### Stored data
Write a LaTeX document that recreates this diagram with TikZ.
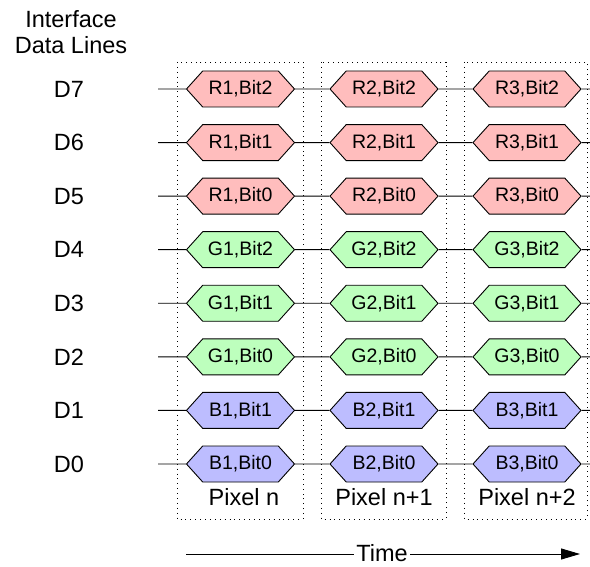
\documentclass[tikz,border=0pt]{standalone}
\usepackage{fontspec}
\setmainfont{Liberation Sans}
\usetikzlibrary{arrows.meta,shapes.symbols}
\definecolor{Rcell}{RGB}{255,189,189}
\definecolor{Gcell}{RGB}{189,255,189}
\definecolor{Bcell}{RGB}{189,189,255}
\begin{document}
\begin{tikzpicture}[x=1pt, y=-1pt, >=Latex,
  lbl/.style={font=\fontsize{23.5}{25.5}\selectfont},
  hexcell/.style={signal, signal to=east and west, signal pointer angle=96,
    draw, line width=0.9pt, minimum width=108pt, minimum height=36pt,
    inner sep=0pt, font=\fontsize{19.5}{22}\selectfont},
  pixbox/.style={draw, dash pattern=on 0.9pt off 4pt, line width=0.8pt}]
  \useasboundingbox (0,0) rectangle (590,567);
  \node[lbl, align=center] (title) at (71,32) {Interface\\Data Lines};
  \foreach \xa/\xb in {177/303,321/446,464/587}
    \draw[pixbox] (\xa,62) rectangle (\xb,519);
  \foreach \r/\y/\c/\b in {7/89/R/2,6/142.6/R/1,5/196.1/R/0,4/249.7/G/2,
    3/303.3/G/1,2/356.9/G/0,1/410.4/B/1,0/464/B/0}
  {
    \node[lbl] (d\r) at (69,\y) {D\r};
    \coordinate (s\r) at (158,\y);
    \coordinate (e\r) at (590,\y);
    \node[hexcell, fill=\c cell] (h\r-1) at (240.5,\y) {\c1,Bit\b};
    \node[hexcell, fill=\c cell] (h\r-2) at (384,\y) {\c2,Bit\b};
    \node[hexcell, fill=\c cell] (h\r-3) at (527,\y) {\c3,Bit\b};
    \draw[line width=0.9pt] (s\r) -- (h\r-1) -- (h\r-2) -- (h\r-3) -- (e\r);
  }
  \node[lbl] (px1) at (244,497) {Pixel n};
  \node[lbl] (px2) at (384,497) {Pixel n+1};
  \node[lbl] (px3) at (527,497) {Pixel n+2};
  \coordinate (t0) at (186,554);
  \coordinate (t1) at (580,554);
  \draw[line width=0.9pt, -{Triangle[length=19pt,width=11pt]}] (t0) -- (t1);
  \node[lbl, fill=white, inner xsep=2pt, inner ysep=1pt] (time) at (382,553) {Time};
\end{tikzpicture}
\end{document}
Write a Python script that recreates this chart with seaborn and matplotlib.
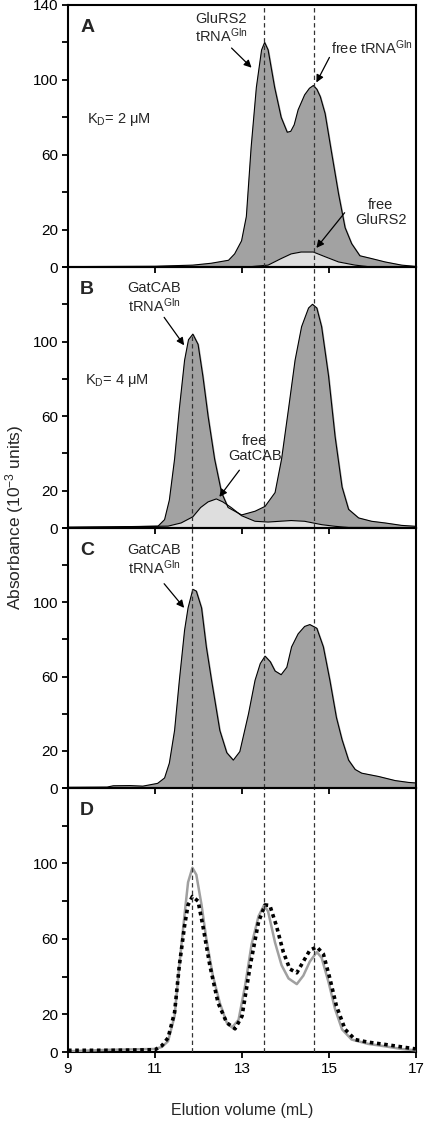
import numpy as np
import pandas as pd
import seaborn as sns
import matplotlib.pyplot as plt

# Panel A - GluRS2 + tRNA (KD = 2 uM)
a_x = [9.0, 10.0, 11.0, 11.87, 12.29, 12.69, 12.83, 12.99, 13.1, 13.21, 13.33, 13.45, 13.52,
       13.6, 13.75, 13.9, 14.04, 14.12, 14.2, 14.29, 14.44, 14.55, 14.64, 14.72, 14.8, 14.91,
       15.06, 15.22, 15.37, 15.52, 15.71, 15.98, 16.29, 16.67, 17.0]
a_y = [0.2, 0.3, 0.4, 1.0, 2.0, 3.6, 7, 14, 27, 64, 96, 116, 120,
       116, 96, 80, 72, 72.5, 76, 84, 92, 95.5, 97, 95, 91, 82,
       61, 39, 21, 12.5, 6, 4.5, 2.7, 1.0, 0.3]
a_free_x = [9.0, 13.21, 13.6, 13.9, 14.13, 14.36, 14.64, 14.91, 15.22, 15.6, 15.9, 17.0]
a_free_y = [0.0, 0.2, 1.0, 4.5, 7, 8, 8, 5.5, 2.7, 1.0, 0.2, 0.0]

# Panel B - GatCAB + tRNA (KD = 4 uM)
b_x = [9.0, 10.0, 11.07, 11.22, 11.33, 11.45, 11.56, 11.68, 11.77, 11.87, 11.99, 12.1,
       12.22, 12.37, 12.53, 12.68, 12.99, 13.3, 13.53, 13.76, 13.91, 14.07, 14.22, 14.37,
       14.53, 14.62, 14.72, 14.83, 14.99, 15.14, 15.3, 15.45, 15.68, 15.98, 16.29, 16.67, 17.0]
b_y = [0.5, 0.6, 1.0, 4.5, 15, 37, 64, 90, 101, 104, 98.5, 81.5,
       60, 37, 19, 11, 7, 9, 11.6, 19, 37, 64, 90, 108,
       118, 120, 118, 108, 81.5, 49, 22, 10, 5.4, 3.6, 2.7, 1.4, 0.9]
b_free_x = [9.0, 11.3, 11.6, 11.87, 12.05, 12.22, 12.41, 12.56, 12.75, 12.99, 13.3, 13.6,
            14.13, 14.44, 14.83, 15.14, 15.45, 17.0]
b_free_y = [0.2, 1.0, 2.7, 6, 11, 14, 15.6, 14, 11, 6.6, 3.6, 3.2,
            4, 3.6, 1.8, 0.9, 0.3, 0.2]

# Panel C - GatCAB + tRNA + GluRS2
c_x = [9.0, 9.9, 10.04, 10.42, 10.72, 11.06, 11.22, 11.33, 11.45, 11.56, 11.68, 11.76,
       11.87, 11.95, 12.07, 12.18, 12.3, 12.49, 12.65, 12.8, 12.95, 13.15, 13.3, 13.42,
       13.53, 13.65, 13.76, 13.9, 14.03, 14.14, 14.29, 14.44, 14.56, 14.72, 14.87, 15.02,
       15.17, 15.3, 15.45, 15.6, 15.75, 16.14, 16.52, 16.83, 17.0]
c_y = [0.4, 0.5, 1.2, 1.3, 1.0, 2.5, 5.4, 13.4, 31, 58, 85, 97,
       107, 106, 97, 76, 58, 31, 19, 15, 19.6, 40, 58, 67,
       71, 68, 63, 61, 65, 76, 83, 87, 88, 86, 76, 58,
       38, 26, 15, 10, 8, 6.2, 4, 3, 2.7]

# Panel D - two traces
d_solid_x = [9.0, 10.0, 11.0, 11.16, 11.3, 11.45, 11.56, 11.68, 11.76, 11.86, 11.95, 12.07,
             12.18, 12.33, 12.49, 12.65, 12.77, 12.92, 13.07, 13.22, 13.38, 13.51, 13.6,
             13.76, 13.91, 14.07, 14.26, 14.41, 14.56, 14.72, 14.83, 14.99, 15.14, 15.3,
             15.52, 15.9, 16.29, 16.67, 17.0]
d_solid_y = [0.4, 1.2, 1.6, 2.7, 5.7, 19, 46, 73, 90, 97.7, 94, 78,
             60, 40.5, 26, 15.5, 13, 17, 35, 57, 72, 78, 74.5,
             58, 46, 39, 36, 40.5, 48, 53, 50, 37, 22.7, 12,
             6.6, 4.3, 3, 1.6, 0.9]
d_dot_x = [9.0, 10.0, 11.0, 11.16, 11.3, 11.45, 11.56, 11.68, 11.76, 11.86, 11.99, 12.1,
           12.26, 12.45, 12.65, 12.84, 13.0, 13.19, 13.38, 13.53, 13.64, 13.79, 13.95,
           14.1, 14.26, 14.41, 14.56, 14.72, 14.87, 15.02, 15.17, 15.37, 15.6, 15.9,
           16.29, 16.67, 17.0]
d_dot_y = [0.9, 0.9, 1.2, 3.4, 7.5, 21, 46, 67, 78, 82.5, 80, 67,
           46, 26, 15.5, 12.3, 19, 46, 69, 78, 77.7, 67, 53,
           44, 42, 48, 54, 55.7, 52, 39, 24.5, 12, 6.6, 5.2,
           4, 2.7, 1.6]

peak_lines = [11.85, 13.5, 14.65]
x_ticks = [9, 11, 13, 15, 17]
y_ticks = [0, 20, 40, 60, 80, 100, 120, 140]

sns.set_style("ticks")
plt.rcParams["font.family"] = ["Liberation Sans", "DejaVu Sans"]
plt.rcParams["mathtext.fontset"] = "custom"
plt.rcParams["mathtext.rm"] = "Liberation Sans"
plt.rcParams["mathtext.it"] = "Liberation Sans:italic"
plt.rcParams["mathtext.bf"] = "Liberation Sans:bold"

dark = "#a2a2a2"
light = "#dedede"
W, H = 425, 1122
fig = plt.figure(figsize=(W / 100, H / 100), dpi=100)

# top / bottom of each panel in pixels
bounds = [(5, 267), (267, 528), (528, 788), (788, 1052)]
left_px, right_px = 68, 416
axes = []
for top, bot in bounds:
    ax = fig.add_axes([left_px / W, 1 - bot / H, (right_px - left_px) / W, (bot - top) / H])
    axes.append(ax)

for i, ax in enumerate(axes):
    ax.set_xlim(9, 17)
    ax.set_ylim(0, 140)
    ax.set_xticks(x_ticks)
    ax.set_yticks(y_ticks)
    labels = ["0", "20", "", "60", "", "100", "", "140" if i == 0 else ""]
    ax.set_yticklabels(labels)
    if i < 3:
        ax.set_xticklabels([])
    ax.tick_params(axis="both", direction="out", length=4, width=1.3, labelsize=11,
                   colors="black", pad=3)
    for s in ax.spines.values():
        s.set_visible(True)
        s.set_linewidth(1.5)
        s.set_color("black")
    ax.set_xlabel("")
    ax.set_ylabel("")
    ax.patch.set_alpha(0)

edge = dict(color="black", linewidth=0.8)

# A
ax = axes[0]
ax.fill_between(a_x, a_y, 0, color=dark, zorder=1)
sns.lineplot(x=a_x, y=a_y, ax=ax, sort=False, zorder=3, **edge)
ax.fill_between(a_free_x, a_free_y, 0, color=light, zorder=2)
sns.lineplot(x=a_free_x, y=a_free_y, ax=ax, sort=False, zorder=3, **edge)

# B
ax = axes[1]
ax.fill_between(b_x, b_y, 0, color=dark, zorder=1)
sns.lineplot(x=b_x, y=b_y, ax=ax, sort=False, zorder=3, **edge)
ax.fill_between(b_free_x, b_free_y, 0, color=light, zorder=2)
sns.lineplot(x=b_free_x, y=b_free_y, ax=ax, sort=False, zorder=3, **edge)

# C
ax = axes[2]
ax.fill_between(c_x, c_y, 0, color=dark, zorder=1)
sns.lineplot(x=c_x, y=c_y, ax=ax, sort=False, zorder=3, **edge)

# D
ax = axes[3]
sns.lineplot(x=d_solid_x, y=d_solid_y, ax=ax, sort=False, color="#a0a0a0", linewidth=1.8, zorder=3)
sns.lineplot(x=d_dot_x, y=d_dot_y, ax=ax, sort=False, color="black", linewidth=2.6,
             linestyle=(0, (1, 1)), zorder=4)
ax.set_xticklabels([str(t) for t in x_ticks])
ax.set_xlabel("Elution volume (mL)", fontsize=11.5, labelpad=20)

# dashed guide lines
dash = dict(color="#333333", linewidth=0.9, linestyle=(0, (3.5, 2.5)), zorder=5)
for i, ax in enumerate(axes):
    for xv in peak_lines:
        if xv == peak_lines[0]:
            if i == 0:
                continue
            if i == 1:
                ax.axvline(xv, ymin=0, ymax=104 / 140, **dash)
                continue
        ax.axvline(xv, **dash)

# panel letters
for ax, letter in zip(axes, "ABCD"):
    ax.text(0.035, 0.915, letter, transform=ax.transAxes, fontsize=14, fontweight="bold",
            ha="left", va="center")

fs = 10.5
arrow = dict(arrowstyle="-|>", color="black", lw=0.9, mutation_scale=11, shrinkA=0, shrinkB=0)

ax = axes[0]
ax.text(12.52, 127.5, "GluRS2\ntRNA$^{\\mathrm{Gln}}$", fontsize=fs, ha="center", va="center",
        linespacing=1.1)
ax.annotate("", xy=(13.22, 106.5), xytext=(12.76, 117), arrowprops=arrow)
ax.text(15.98, 117, "free tRNA$^{\\mathrm{Gln}}$", fontsize=fs, ha="center", va="center")
ax.annotate("", xy=(14.71, 98.6), xytext=(15.01, 112), arrowprops=arrow)
ax.text(9.44, 79, "K$_{\\mathrm{D}}$= 2 \u03bcM", fontsize=fs, ha="left", va="center")
ax.text(16.19, 29, "free\nGluRS2", fontsize=fs, ha="center", va="center", linespacing=1.1)
ax.annotate("", xy=(14.71, 10.2), xytext=(15.36, 29), arrowprops=arrow)

ax = axes[1]
ax.text(10.98, 123.5, "GatCAB\ntRNA$^{\\mathrm{Gln}}$", fontsize=fs, ha="center", va="center",
        linespacing=1.1)
ax.annotate("", xy=(11.67, 98), xytext=(11.21, 113), arrowprops=arrow)
ax.text(9.4, 79, "K$_{\\mathrm{D}}$= 4 \u03bcM", fontsize=fs, ha="left", va="center")
ax.text(13.29, 42.5, "free\nGatCAB", fontsize=fs, ha="center", va="center", linespacing=1.1)
ax.annotate("", xy=(12.48, 16.7), xytext=(12.94, 31), arrowprops=arrow)

ax = axes[2]
ax.text(10.98, 123, "GatCAB\ntRNA$^{\\mathrm{Gln}}$", fontsize=fs, ha="center", va="center",
        linespacing=1.1)
ax.annotate("", xy=(11.67, 97), xytext=(11.21, 110), arrowprops=arrow)

fig.text(15 / W, 1 - 517 / H, "Absorbance (10$^{-3}$ units)", rotation=90, fontsize=12.5,
         ha="center", va="center")

fig.savefig("out.png", dpi=100)
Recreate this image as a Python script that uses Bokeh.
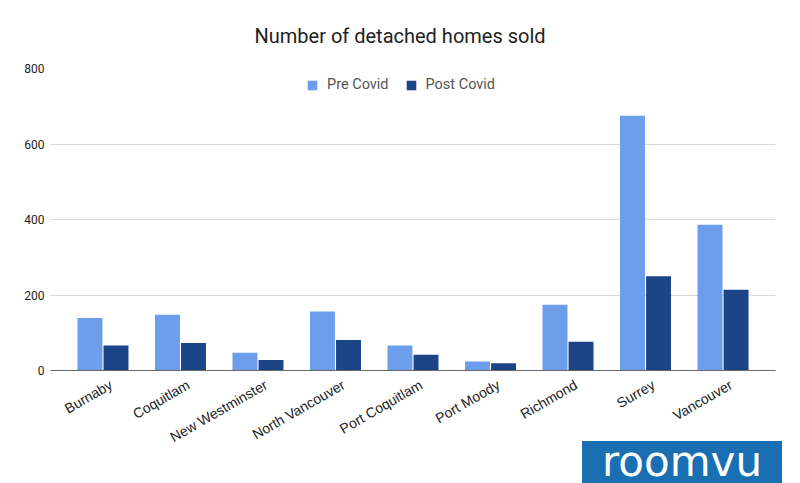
import math
from bokeh.plotting import figure
from bokeh.models import (ColumnDataSource, Range1d, Legend, LegendItem,
                          FixedTicker, LinearAxis, Div)
from bokeh.layouts import column
from bokeh.transform import dodge
from bokeh.embed import file_html
from bokeh.resources import INLINE

cities = ["Burnaby", "Coquitlam", "New Westminster", "North Vancouver", "Port Coquitlam",
          "Port Moody", "Richmond", "Surrey", "Vancouver"]
pre_covid = [139, 148, 47, 156, 66, 24, 174, 675, 386]
post_covid = [66, 73, 28, 81, 42, 19, 76, 250, 214]
y_ticks = [0, 200, 400, 600, 800]
title_text = "Number of detached homes sold"
series_names = ["Pre Covid", "Post Covid"]
logo_text = "roomvu"

PRE_COLOR = "#6d9eeb"
POST_COLOR = "#1c4587"
FONT = "Roboto"

n = len(cities)
idx = list(range(n))
half = 0.677  # half a category plus outer padding
src = ColumnDataSource(dict(idx=idx, city=cities, pre=pre_covid, post=post_covid))

p = figure(width=800, height=456, output_backend="svg", toolbar_location=None,
           x_range=Range1d(-half, n - 1 + half),
           y_range=Range1d(0, 800), x_axis_location=None,
           min_border_left=50, min_border_right=25, min_border_top=68, min_border_bottom=86)
p.outline_line_color = None
p.background_fill_color = "white"
p.border_fill_color = "white"

r1 = p.vbar(x=dodge("idx", -0.168), top="pre", width=0.322, source=src,
            fill_color=PRE_COLOR, line_color=None)
r2 = p.vbar(x=dodge("idx", 0.168), top="post", width=0.322, source=src,
            fill_color=POST_COLOR, line_color=None)

# grid / y axis
p.xgrid.grid_line_color = None
p.ygrid.grid_line_color = "#d9d9d9"
p.ygrid.grid_line_width = 1
p.yaxis.ticker = FixedTicker(ticks=y_ticks)
p.yaxis.axis_line_color = None
p.yaxis.major_tick_line_color = None
p.yaxis.minor_tick_line_color = None
p.yaxis.major_tick_out = 0
p.yaxis.minor_tick_out = 0
p.yaxis.major_label_text_font = FONT
p.yaxis.major_label_text_font_size = "12px"
p.yaxis.major_label_text_color = "#222222"
p.yaxis.major_label_standoff = 6

# x axis: labels sit slightly right of the category centre (as in the source chart)
shift = 8 / 77.5
p.extra_x_ranges = {"lab": Range1d(start=-half - shift, end=n - 1 + half - shift)}
xaxis = LinearAxis(x_range_name="lab",
                   ticker=FixedTicker(ticks=idx),
                   major_label_overrides={i: c for i, c in zip(idx, cities)})
xaxis.axis_line_color = "#666666"
xaxis.axis_line_width = 1
xaxis.major_tick_line_color = None
xaxis.minor_tick_line_color = None
xaxis.major_tick_out = 0
xaxis.minor_tick_out = 0
xaxis.major_label_text_font = "Liberation Sans"
xaxis.major_label_text_font_size = "14px"
xaxis.major_label_text_color = "#222222"
xaxis.major_label_orientation = math.pi / 6
xaxis.major_label_standoff = 13
p.add_layout(xaxis, "below")

# title
p.title.text = title_text
p.title.text_font = FONT
p.title.text_font_size = "20px"
p.title.text_font_style = "normal"
p.title.text_color = "#222222"
p.title.align = "left"
p.title.offset = 204
p.title.standoff = 42

# legend
legend = Legend(items=[LegendItem(label=series_names[0], renderers=[r1]),
                       LegendItem(label=series_names[1], renderers=[r2])],
                orientation="horizontal", location=(256, 277),
                glyph_width=12, glyph_height=12, label_standoff=9, spacing=16,
                padding=0, margin=0, border_line_color=None, background_fill_alpha=0,
                label_text_font=FONT, label_text_font_size="14.5px", label_text_color="#555555")
p.add_layout(legend, "center")

# logo badge (pulled up so that it starts at y = 441, as in the source)
logo = Div(text=logo_text, width=200, height=42, margin=(-15, 0, 0, 582),
           styles={"background-color": "#1a6fb3", "color": "white",
                   "font-family": "DejaVu Sans", "font-size": "42px",
                   "line-height": "30px", "text-align": "center", "overflow": "hidden",
                   "padding-top": "6px", "box-sizing": "border-box"})

layout = column(p, logo, spacing=0)

open("out.html", "w").write(file_html(layout, INLINE))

### Prompt
Repeat exactly the part that opens with the line containing "Write a Python" and closes with the line containing "import matplotlib.pyplot as plt". Include both end lines, and drop the pictures.

### Task output
Write a Python script that recreates this chart with seaborn and matplotlib.
import numpy as np
import pandas as pd
import seaborn as sns
import matplotlib.pyplot as plt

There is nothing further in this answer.